Origins of Civilisation · Allendale County, along the Savannah River, South Carolina, USA

Topper Site

A respected pre-Clovis site whose deepest layer claims a date at the edge of radiocarbon itself.

Mainstream: c. 15,000-16,000 years ago for accepted pre-Clovis occupationAlternative: c. 50,000 years ago33.01°, -81.24°

At a glance

Topper is a chert-quarry and habitation site on a terrace above the Savannah River, excavated for decades by Albert Goodyear of the University of South Carolina. It is one of the more credible pre-Clovis sites in North America, with a stone-tool assemblage below the Clovis layer that many archaeologists take seriously. Goodyear also reported a far deeper level, associated with a radiocarbon date around 50,000 years, that pushes into the most contested territory in American archaeology.

The mainstream view

What archaeology says

Topper occupies an unusual middle ground. Its pre-Clovis credentials - a distinctive small-tool industry stratigraphically beneath secure Clovis material - are treated with genuine respect, and Topper is often listed among the sites that helped dismantle the old "Clovis first" model. Optically stimulated luminescence and radiocarbon work support a human presence in the general range of 15,000-16,000 years, comfortably within the emerging pre-Clovis consensus.

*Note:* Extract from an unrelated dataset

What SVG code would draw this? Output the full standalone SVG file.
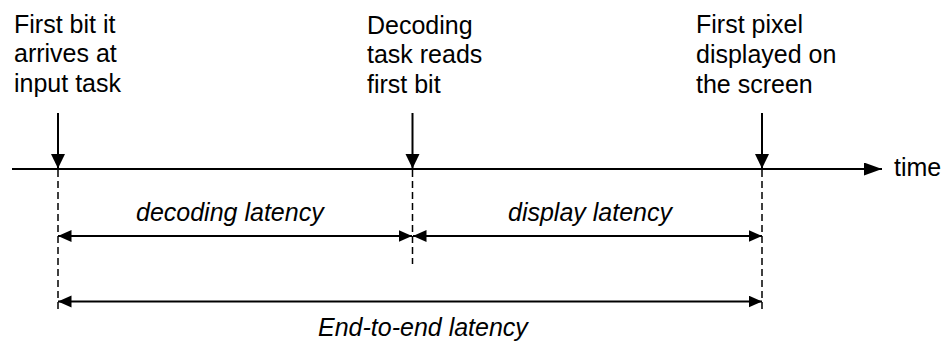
<svg xmlns="http://www.w3.org/2000/svg" width="943" height="343" viewBox="0 0 943 343">
  <style>
    .lbl { font-family: "Liberation Sans", Arial, sans-serif; font-size: 25px; fill: #000; }
    .it { font-style: italic; }
    .solid { stroke: #000; stroke-width: 2; fill: none; }
    .dash { stroke: #000; stroke-width: 1.5; stroke-dasharray: 7 4; fill: none; }
  </style>
  <defs>
    <marker id="head" markerUnits="userSpaceOnUse" markerWidth="15" markerHeight="13" refX="13.5" refY="6" orient="auto-start-reverse">
      <path d="M0,0 L13.5,6 L0,12 Z" fill="#000"/>
    </marker>
    <marker id="headBig" markerUnits="userSpaceOnUse" markerWidth="19" markerHeight="14" refX="18" refY="6.5" orient="auto">
      <path d="M0,0 L18,6.5 L0,13 Z" fill="#000"/>
    </marker>
    <marker id="headDown" markerUnits="userSpaceOnUse" markerWidth="16" markerHeight="15" refX="15" refY="7.25" orient="auto">
      <path d="M0,0 L15,7.25 L0,14.5 Z" fill="#000"/>
    </marker>
  </defs>

  <!-- event labels -->
  <g id="event-input">
    <text class="lbl" x="14" y="33">First bit it</text>
    <text class="lbl" x="14" y="62">arrives at</text>
    <text class="lbl" x="14" y="91.5">input task</text>
  </g>
  <g id="event-decode">
    <text class="lbl" x="367" y="33.5">Decoding</text>
    <text class="lbl" x="367" y="63">task reads</text>
    <text class="lbl" x="367" y="93">first bit</text>
  </g>
  <g id="event-display">
    <text class="lbl" x="696" y="33">First pixel</text>
    <text class="lbl" x="696" y="62.5">displayed on</text>
    <text class="lbl" x="696" y="92.5">the screen</text>
  </g>
  <g id="axis-label">
    <text class="lbl" x="894" y="176">time</text>
  </g>
  <g id="interval-labels">
    <text class="lbl it" x="136" y="221">decoding latency</text>
    <text class="lbl it" x="508" y="221">display latency</text>
    <text class="lbl it" x="318" y="336">End-to-end latency</text>
  </g>

  <g id="connectors">
    <!-- time axis -->
    <line class="solid" x1="12" y1="169" x2="882" y2="169" marker-end="url(#headBig)"/>
    <!-- event pointers -->
    <line class="solid" x1="58" y1="113" x2="58" y2="168.5" marker-end="url(#headDown)"/>
    <line class="solid" x1="412.5" y1="113" x2="412.5" y2="168.5" marker-end="url(#headDown)"/>
    <line class="solid" x1="762" y1="113" x2="762" y2="168.5" marker-end="url(#headDown)"/>
    <!-- dashed guides -->
    <line class="dash" x1="58" y1="170" x2="58" y2="312"/>
    <line class="dash" x1="412.5" y1="170" x2="412.5" y2="264"/>
    <line class="dash" x1="762" y1="170" x2="762" y2="312"/>
    <!-- interval dimensions -->
    <line class="solid" x1="58" y1="236" x2="412" y2="236" marker-start="url(#head)" marker-end="url(#head)"/>
    <line class="solid" x1="413" y1="236" x2="762" y2="236" marker-start="url(#head)" marker-end="url(#head)"/>
    <line class="solid" x1="58" y1="301.5" x2="762" y2="301.5" marker-start="url(#head)" marker-end="url(#head)"/>
  </g>
</svg>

The much older, roughly 50,000-year level is a different matter. Critics raise two objections. First, 50,000 years is at or beyond the practical limit of radiocarbon dating, where tiny amounts of modern contamination can produce spuriously ancient results. Second, the objects from that deep level are simple and few, and sceptics argue they may be geofacts - naturally fractured chert - rather than tools, especially given that Topper sits on a natural chert outcrop where breakage is constant.

So the mainstream verdict is split by depth: Topper's shallower pre-Clovis layers have moved much of the field, while its deepest claim is regarded as unproven and probably an artefact of dating limits and natural chert fracture.

Key evidence cited
  • A distinctive small-tool industry lies stratigraphically beneath secure Clovis material.
  • Luminescence and radiocarbon dating support human presence around 15,000-16,000 years ago.
  • Topper is widely cited among the sites that overturned the 'Clovis first' orthodoxy.
  • The 50,000-year radiocarbon date sits at or beyond the reliable limit of the method.
  • The site sits on a natural chert outcrop, an environment that readily produces geofacts.
The alternative view

What the skeptics propose

Albert Goodyear has defended the deep level carefully rather than sensationally, presenting it as a hypothesis to be tested rather than a settled fact, but he has consistently maintained that the possibility of a very early human presence should not be ruled out simply because it is inconvenient. To proponents of a longer American chronology, the 50,000-year date at a site with impeccable pre-Clovis credentials is exactly the kind of anomaly that deserves serious follow-up rather than dismissal.

Alternative-history writers seize on Topper because it is not a fringe operation: it is a professionally excavated, university-run site whose director is a mainstream archaeologist. That makes the deep date harder to wave away as amateur error, and it is frequently cited in arguments that the true antiquity of people in the Americas is far greater than textbooks allow.

The current standing is that the deep level remains genuinely open - not accepted, but not comfortably explained away either - while Topper's pre-Clovis layers are increasingly part of the accepted record.

Key evidence cited
  • A carbonised layer at the deepest level returned a radiocarbon age near 50,000 years.
  • The excavation is a rigorous, long-running, university-directed programme, not an amateur dig.
  • Goodyear reports simple flaked objects in the deep level that he argues merit testing as tools.
  • The site's secure pre-Clovis layers demonstrate the excavators can identify genuine early occupation.
  • Proponents argue the deep date should be investigated, not dismissed for exceeding textbook expectations.

Genuinely open questions

  1. Is the 50,000-year carbon a human signal, a natural fire, or radiocarbon contamination near the method's limit?
  2. Are the deep-level objects genuine tools or geofacts from the underlying chert?
  3. Can a dating method independent of radiocarbon be applied to the deepest layer?
  4. How far back do Topper's secure pre-Clovis occupations actually extend?

Worth knowing

Topper sits on such a rich chert outcrop that Native Americans quarried it for thousands of years - which is exactly why sceptics say the ground is full of naturally shattered stone that can masquerade as ancient tools.